Vallas in with roar, out with rancor
The city's polarizing schools chief leaves a five-year legacy of broad achievements but also some stinging failures.
The 1 p.m. event had been touted to the media the day before, and television cameras and reporters awaited Vallas' arrival in the district headquarters auditorium. The five members of the commission, his bosses, were waiting, too.
But Vallas, feeling he had been unfairly scapegoated and tarnished for the district's budget deficit, had left the building an hour and a half earlier and had no intention of returning.
"I'm not coming. I'm done. I'm out of the building," he told a staffer by cell phone before the event Wednesday.
Later, with the meeting under way and the commission still waiting, a top aide called again, frantic to get him to return.
"I don't need to go through a phony resolution thing," Vallas told the aide.
"I'm tired," he said, turning his attention to a reporter. "I've got this [heart] arrhythmia. I'm beat up. I've got a headache. I've got boxes all over the house. . . . That's why I don't want to put up with any bulls-. I just want to go and get out."
Vallas, 54, who came to town in July 2002 like a dynamo bringing a wave of optimism to a beleaguered district, left office last week at odds not only with the board that hired him but also with Mayor Street. He will start as superintendent of the New Orleans district tomorrow.
The unrest has come despite his tenure's plethora of accomplishments, which have earned the district and him national recognition in recent weeks: substantial increases in elementary test scores, a proliferation of smaller theme-based high schools, a standardized curriculum, more certified teachers, and more programs for the youngest students and those most disruptive.
But those accomplishments became clouded by a $73 million "surprise" deficit that surfaced in the fall in the district's $2.02 billion budget and the ensuing power struggle between Vallas and his commission bosses. The district's money crunch is expected to force layoffs, the loss of supplemental arts programs, and other cuts in the months ahead.
The relationship between Vallas and the commission turned even icier in the spring. Vallas disclosed last week that Chairman James Nevels had summoned him and told him that he "no longer had the support of the commission" and that it was time for him to leave - an assertion that Nevels has denied.
Vallas, who earned $375,000 this school year, including performance and retention bonuses, leaves the district awash in another funding crisis while teachers, parents and educators wonder whether the good he did can be sustained and improved upon, or whether it was a mirage that will fade as money woes persist.
"For me, the jury's still out on what his final legacy will be," said Helen Gym, a parent and education activist, "but it's obvious we're going to be living with a deficit. That's a responsibility shared by the SRC, Vallas, the city and the state."
Gov. Rendell, in a telephone interview last week, blasted commissioners for failing to support Vallas and said they were as much to blame for the deficit as Vallas was.
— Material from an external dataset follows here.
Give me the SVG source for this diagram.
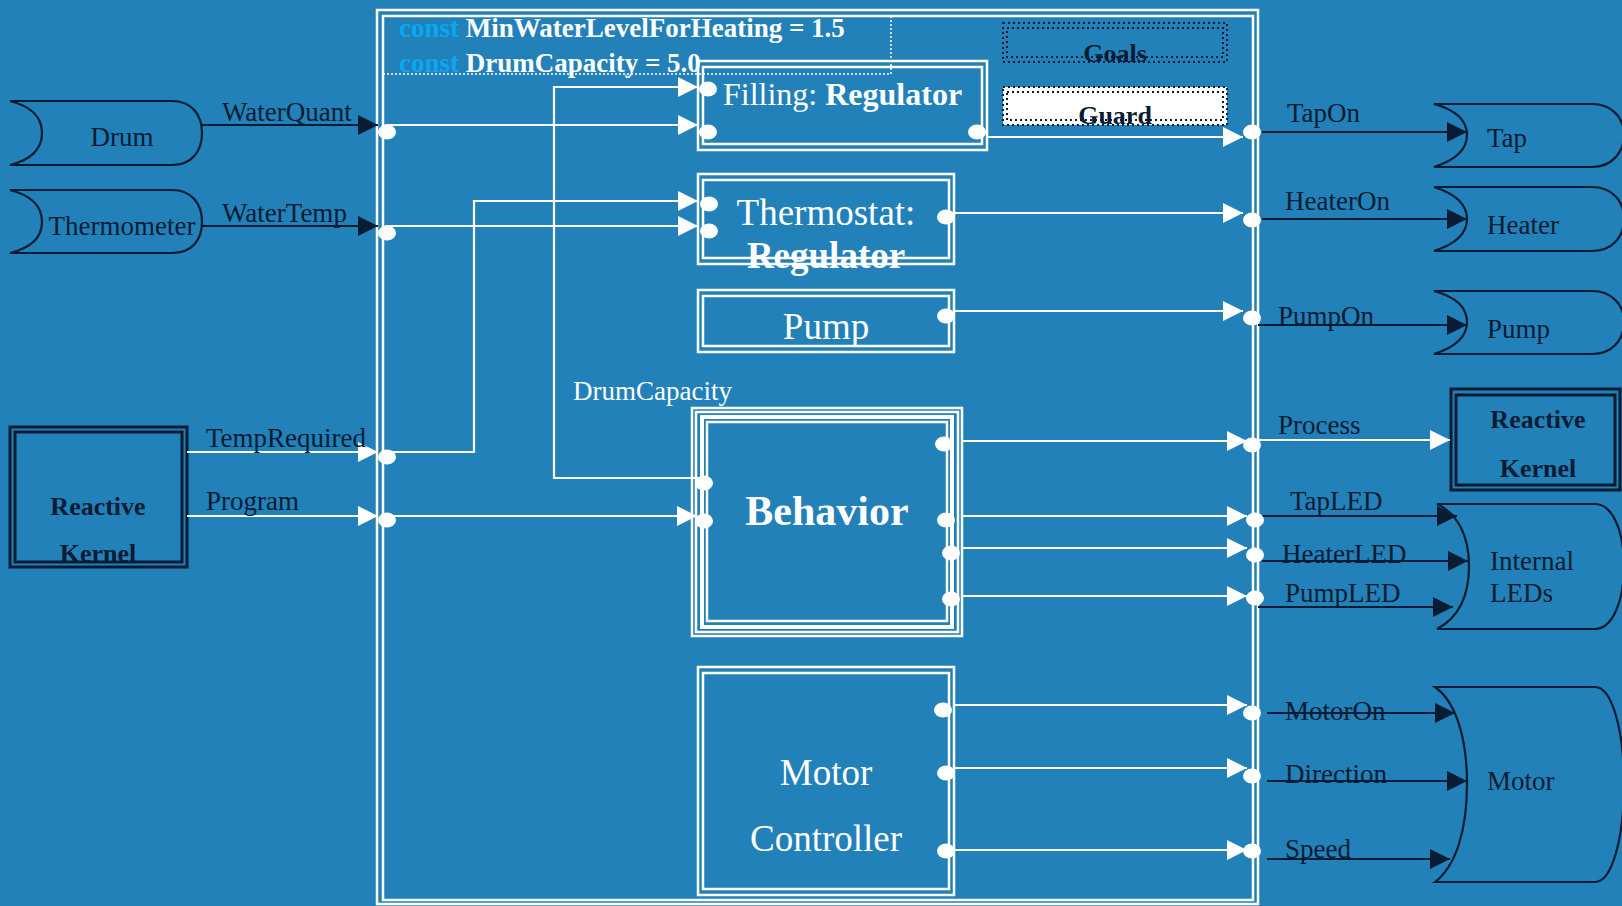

"He did not get the support throughout his tenure that his accomplishments deserved," Rendell said.
He wishes Vallas were staying: "It's a real loss."
Some parents, including Keri White, who has two children at McCall School in Society Hill, still see Vallas as "a knight in shining armor" who delivered on promises as best as he could.
"I don't think you can do all these incredible things without spending money," White said. "And I think the fact that he is going on a sad note is sort of tragic."
While his fortunes faded in Philadelphia, his reputation soared nationally.
The Washington Post featured in a front page article last week the district's progress in lifting its lowest-performing students. A laudatory piece in Time on June 4 highlighted two elementary schools that made a dramatic turnaround. And Tuesday evening, as Vallas stood on the steps of the administration building on North Broad Street, he took a call from 60 Minutes, which wants to profile the New Orleans district.